■ Available data:
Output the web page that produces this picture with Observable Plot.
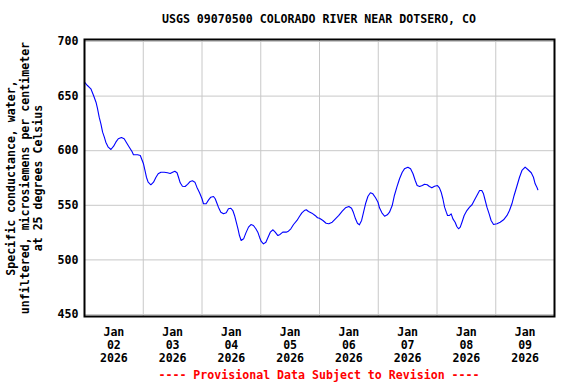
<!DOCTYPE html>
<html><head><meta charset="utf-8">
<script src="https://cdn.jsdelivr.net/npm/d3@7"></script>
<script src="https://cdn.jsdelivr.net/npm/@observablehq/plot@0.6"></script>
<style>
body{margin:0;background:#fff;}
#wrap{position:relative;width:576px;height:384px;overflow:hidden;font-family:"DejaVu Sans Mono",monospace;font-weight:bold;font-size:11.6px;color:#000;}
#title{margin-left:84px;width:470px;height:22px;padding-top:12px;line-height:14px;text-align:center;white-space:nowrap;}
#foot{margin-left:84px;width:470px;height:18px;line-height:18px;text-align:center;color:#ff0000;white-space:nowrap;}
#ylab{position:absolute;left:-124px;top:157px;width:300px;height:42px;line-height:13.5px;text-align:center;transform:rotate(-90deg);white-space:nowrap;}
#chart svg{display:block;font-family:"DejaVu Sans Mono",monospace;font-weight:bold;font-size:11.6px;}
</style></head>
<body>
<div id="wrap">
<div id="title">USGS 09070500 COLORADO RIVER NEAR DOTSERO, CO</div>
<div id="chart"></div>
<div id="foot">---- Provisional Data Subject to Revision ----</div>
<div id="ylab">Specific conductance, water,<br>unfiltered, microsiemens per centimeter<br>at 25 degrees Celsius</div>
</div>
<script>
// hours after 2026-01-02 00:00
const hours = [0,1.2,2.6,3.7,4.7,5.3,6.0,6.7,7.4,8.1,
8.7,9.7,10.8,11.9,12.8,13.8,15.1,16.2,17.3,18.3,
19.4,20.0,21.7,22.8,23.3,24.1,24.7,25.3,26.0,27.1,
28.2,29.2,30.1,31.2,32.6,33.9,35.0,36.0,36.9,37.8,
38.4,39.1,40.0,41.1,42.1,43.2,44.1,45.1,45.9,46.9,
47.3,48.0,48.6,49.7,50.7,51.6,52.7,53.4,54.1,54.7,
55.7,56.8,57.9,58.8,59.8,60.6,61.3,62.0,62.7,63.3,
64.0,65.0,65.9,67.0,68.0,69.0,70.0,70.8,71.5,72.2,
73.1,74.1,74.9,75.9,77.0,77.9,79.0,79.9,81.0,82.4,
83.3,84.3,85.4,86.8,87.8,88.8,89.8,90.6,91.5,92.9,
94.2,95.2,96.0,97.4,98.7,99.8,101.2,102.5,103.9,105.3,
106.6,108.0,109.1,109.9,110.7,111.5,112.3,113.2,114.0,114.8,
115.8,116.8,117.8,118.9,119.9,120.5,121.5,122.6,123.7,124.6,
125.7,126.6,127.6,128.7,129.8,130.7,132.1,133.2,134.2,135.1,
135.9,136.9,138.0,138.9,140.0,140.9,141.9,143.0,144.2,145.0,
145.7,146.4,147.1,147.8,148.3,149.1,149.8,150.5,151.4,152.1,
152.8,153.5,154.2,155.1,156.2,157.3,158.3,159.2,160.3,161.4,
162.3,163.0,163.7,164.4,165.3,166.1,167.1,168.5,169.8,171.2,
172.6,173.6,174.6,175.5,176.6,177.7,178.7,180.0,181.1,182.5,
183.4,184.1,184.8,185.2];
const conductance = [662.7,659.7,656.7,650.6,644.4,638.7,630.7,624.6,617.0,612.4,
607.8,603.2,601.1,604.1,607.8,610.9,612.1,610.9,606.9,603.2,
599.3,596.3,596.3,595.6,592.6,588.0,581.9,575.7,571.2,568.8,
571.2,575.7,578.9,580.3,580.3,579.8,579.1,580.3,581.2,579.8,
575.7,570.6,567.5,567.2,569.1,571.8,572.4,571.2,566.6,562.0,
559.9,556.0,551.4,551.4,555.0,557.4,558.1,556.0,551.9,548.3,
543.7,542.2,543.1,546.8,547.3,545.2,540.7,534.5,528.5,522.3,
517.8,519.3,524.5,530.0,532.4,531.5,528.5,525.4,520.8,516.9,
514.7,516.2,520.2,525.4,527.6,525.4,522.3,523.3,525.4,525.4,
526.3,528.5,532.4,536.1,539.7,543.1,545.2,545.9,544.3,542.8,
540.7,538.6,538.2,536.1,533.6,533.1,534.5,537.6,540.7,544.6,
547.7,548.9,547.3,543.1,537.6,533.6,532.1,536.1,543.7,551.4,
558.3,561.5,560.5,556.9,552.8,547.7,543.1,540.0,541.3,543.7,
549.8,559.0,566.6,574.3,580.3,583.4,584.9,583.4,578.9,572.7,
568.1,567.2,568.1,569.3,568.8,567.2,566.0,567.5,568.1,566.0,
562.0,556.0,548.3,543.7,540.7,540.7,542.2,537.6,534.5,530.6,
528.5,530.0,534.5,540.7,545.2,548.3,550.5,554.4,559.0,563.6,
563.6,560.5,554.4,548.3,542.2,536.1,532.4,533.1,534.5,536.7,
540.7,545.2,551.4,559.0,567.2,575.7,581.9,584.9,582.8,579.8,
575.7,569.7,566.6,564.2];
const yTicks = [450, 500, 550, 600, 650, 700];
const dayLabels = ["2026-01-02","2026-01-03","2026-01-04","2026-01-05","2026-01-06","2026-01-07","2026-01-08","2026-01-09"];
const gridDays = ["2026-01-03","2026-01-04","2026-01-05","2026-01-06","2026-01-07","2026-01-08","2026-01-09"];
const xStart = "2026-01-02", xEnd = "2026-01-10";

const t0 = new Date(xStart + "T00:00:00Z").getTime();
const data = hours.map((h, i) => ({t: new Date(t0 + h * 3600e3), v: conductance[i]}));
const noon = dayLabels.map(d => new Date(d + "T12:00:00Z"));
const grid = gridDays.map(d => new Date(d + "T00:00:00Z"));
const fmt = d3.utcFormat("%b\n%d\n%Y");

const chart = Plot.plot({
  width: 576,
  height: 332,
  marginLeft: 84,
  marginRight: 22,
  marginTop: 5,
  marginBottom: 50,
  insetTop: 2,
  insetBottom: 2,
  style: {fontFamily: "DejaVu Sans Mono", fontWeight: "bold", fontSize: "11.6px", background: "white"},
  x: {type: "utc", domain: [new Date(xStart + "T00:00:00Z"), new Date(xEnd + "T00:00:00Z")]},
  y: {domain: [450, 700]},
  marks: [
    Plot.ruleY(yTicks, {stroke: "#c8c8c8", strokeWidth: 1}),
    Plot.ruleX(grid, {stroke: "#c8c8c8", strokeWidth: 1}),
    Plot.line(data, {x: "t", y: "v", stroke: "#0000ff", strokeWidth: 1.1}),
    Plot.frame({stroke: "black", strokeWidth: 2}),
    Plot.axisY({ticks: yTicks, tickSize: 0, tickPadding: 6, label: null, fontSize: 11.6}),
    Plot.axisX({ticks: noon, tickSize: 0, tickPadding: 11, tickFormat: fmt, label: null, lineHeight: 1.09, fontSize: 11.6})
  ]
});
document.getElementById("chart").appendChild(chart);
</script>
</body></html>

■ Short problem: Return the listing above word for word, with the pictures removed.

■ Response below:
Output the web page that produces this picture with Observable Plot.
<!DOCTYPE html>
<html><head><meta charset="utf-8">
<script src="https://cdn.jsdelivr.net/npm/d3@7"></script>
<script src="https://cdn.jsdelivr.net/npm/@observablehq/plot@0.6"></script>
<style>
body{margin:0;background:#fff;}
#wrap{position:relative;width:576px;height:384px;overflow:hidden;font-family:"DejaVu Sans Mono",monospace;font-weight:bold;font-size:11.6px;color:#000;}
#title{margin-left:84px;width:470px;height:22px;padding-top:12px;line-height:14px;text-align:center;white-space:nowrap;}
#foot{margin-left:84px;width:470px;height:18px;line-height:18px;text-align:center;color:#ff0000;white-space:nowrap;}
#ylab{position:absolute;left:-124px;top:157px;width:300px;height:42px;line-height:13.5px;text-align:center;transform:rotate(-90deg);white-space:nowrap;}
#chart svg{display:block;font-family:"DejaVu Sans Mono",monospace;font-weight:bold;font-size:11.6px;}
</style></head>
<body>
<div id="wrap">
<div id="title">USGS 09070500 COLORADO RIVER NEAR DOTSERO, CO</div>
<div id="chart"></div>
<div id="foot">---- Provisional Data Subject to Revision ----</div>
<div id="ylab">Specific conductance, water,<br>unfiltered, microsiemens per centimeter<br>at 25 degrees Celsius</div>
</div>
<script>
// hours after 2026-01-02 00:00
const hours = [0,1.2,2.6,3.7,4.7,5.3,6.0,6.7,7.4,8.1,
8.7,9.7,10.8,11.9,12.8,13.8,15.1,16.2,17.3,18.3,
19.4,20.0,21.7,22.8,23.3,24.1,24.7,25.3,26.0,27.1,
28.2,29.2,30.1,31.2,32.6,33.9,35.0,36.0,36.9,37.8,
38.4,39.1,40.0,41.1,42.1,43.2,44.1,45.1,45.9,46.9,
47.3,48.0,48.6,49.7,50.7,51.6,52.7,53.4,54.1,54.7,
55.7,56.8,57.9,58.8,59.8,60.6,61.3,62.0,62.7,63.3,
64.0,65.0,65.9,67.0,68.0,69.0,70.0,70.8,71.5,72.2,
73.1,74.1,74.9,75.9,77.0,77.9,79.0,79.9,81.0,82.4,
83.3,84.3,85.4,86.8,87.8,88.8,89.8,90.6,91.5,92.9,
94.2,95.2,96.0,97.4,98.7,99.8,101.2,102.5,103.9,105.3,
106.6,108.0,109.1,109.9,110.7,111.5,112.3,113.2,114.0,114.8,
115.8,116.8,117.8,118.9,119.9,120.5,121.5,122.6,123.7,124.6,
125.7,126.6,127.6,128.7,129.8,130.7,132.1,133.2,134.2,135.1,
135.9,136.9,138.0,138.9,140.0,140.9,141.9,143.0,144.2,145.0,
145.7,146.4,147.1,147.8,148.3,149.1,149.8,150.5,151.4,152.1,
152.8,153.5,154.2,155.1,156.2,157.3,158.3,159.2,160.3,161.4,
162.3,163.0,163.7,164.4,165.3,166.1,167.1,168.5,169.8,171.2,
172.6,173.6,174.6,175.5,176.6,177.7,178.7,180.0,181.1,182.5,
183.4,184.1,184.8,185.2];
const conductance = [662.7,659.7,656.7,650.6,644.4,638.7,630.7,624.6,617.0,612.4,
607.8,603.2,601.1,604.1,607.8,610.9,612.1,610.9,606.9,603.2,
599.3,596.3,596.3,595.6,592.6,588.0,581.9,575.7,571.2,568.8,
571.2,575.7,578.9,580.3,580.3,579.8,579.1,580.3,581.2,579.8,
575.7,570.6,567.5,567.2,569.1,571.8,572.4,571.2,566.6,562.0,
559.9,556.0,551.4,551.4,555.0,557.4,558.1,556.0,551.9,548.3,
543.7,542.2,543.1,546.8,547.3,545.2,540.7,534.5,528.5,522.3,
517.8,519.3,524.5,530.0,532.4,531.5,528.5,525.4,520.8,516.9,
514.7,516.2,520.2,525.4,527.6,525.4,522.3,523.3,525.4,525.4,
526.3,528.5,532.4,536.1,539.7,543.1,545.2,545.9,544.3,542.8,
540.7,538.6,538.2,536.1,533.6,533.1,534.5,537.6,540.7,544.6,
547.7,548.9,547.3,543.1,537.6,533.6,532.1,536.1,543.7,551.4,
558.3,561.5,560.5,556.9,552.8,547.7,543.1,540.0,541.3,543.7,
549.8,559.0,566.6,574.3,580.3,583.4,584.9,583.4,578.9,572.7,
568.1,567.2,568.1,569.3,568.8,567.2,566.0,567.5,568.1,566.0,
562.0,556.0,548.3,543.7,540.7,540.7,542.2,537.6,534.5,530.6,
528.5,530.0,534.5,540.7,545.2,548.3,550.5,554.4,559.0,563.6,
563.6,560.5,554.4,548.3,542.2,536.1,532.4,533.1,534.5,536.7,
540.7,545.2,551.4,559.0,567.2,575.7,581.9,584.9,582.8,579.8,
575.7,569.7,566.6,564.2];
const yTicks = [450, 500, 550, 600, 650, 700];
const dayLabels = ["2026-01-02","2026-01-03","2026-01-04","2026-01-05","2026-01-06","2026-01-07","2026-01-08","2026-01-09"];
const gridDays = ["2026-01-03","2026-01-04","2026-01-05","2026-01-06","2026-01-07","2026-01-08","2026-01-09"];
const xStart = "2026-01-02", xEnd = "2026-01-10";

const t0 = new Date(xStart + "T00:00:00Z").getTime();
const data = hours.map((h, i) => ({t: new Date(t0 + h * 3600e3), v: conductance[i]}));
const noon = dayLabels.map(d => new Date(d + "T12:00:00Z"));
const grid = gridDays.map(d => new Date(d + "T00:00:00Z"));
const fmt = d3.utcFormat("%b\n%d\n%Y");

const chart = Plot.plot({
  width: 576,
  height: 332,
  marginLeft: 84,
  marginRight: 22,
  marginTop: 5,
  marginBottom: 50,
  insetTop: 2,
  insetBottom: 2,
  style: {fontFamily: "DejaVu Sans Mono", fontWeight: "bold", fontSize: "11.6px", background: "white"},
  x: {type: "utc", domain: [new Date(xStart + "T00:00:00Z"), new Date(xEnd + "T00:00:00Z")]},
  y: {domain: [450, 700]},
  marks: [
    Plot.ruleY(yTicks, {stroke: "#c8c8c8", strokeWidth: 1}),
    Plot.ruleX(grid, {stroke: "#c8c8c8", strokeWidth: 1}),
    Plot.line(data, {x: "t", y: "v", stroke: "#0000ff", strokeWidth: 1.1}),
    Plot.frame({stroke: "black", strokeWidth: 2}),
    Plot.axisY({ticks: yTicks, tickSize: 0, tickPadding: 6, label: null, fontSize: 11.6}),
    Plot.axisX({ticks: noon, tickSize: 0, tickPadding: 11, tickFormat: fmt, label: null, lineHeight: 1.09, fontSize: 11.6})
  ]
});
document.getElementById("chart").appendChild(chart);
</script>
</body></html>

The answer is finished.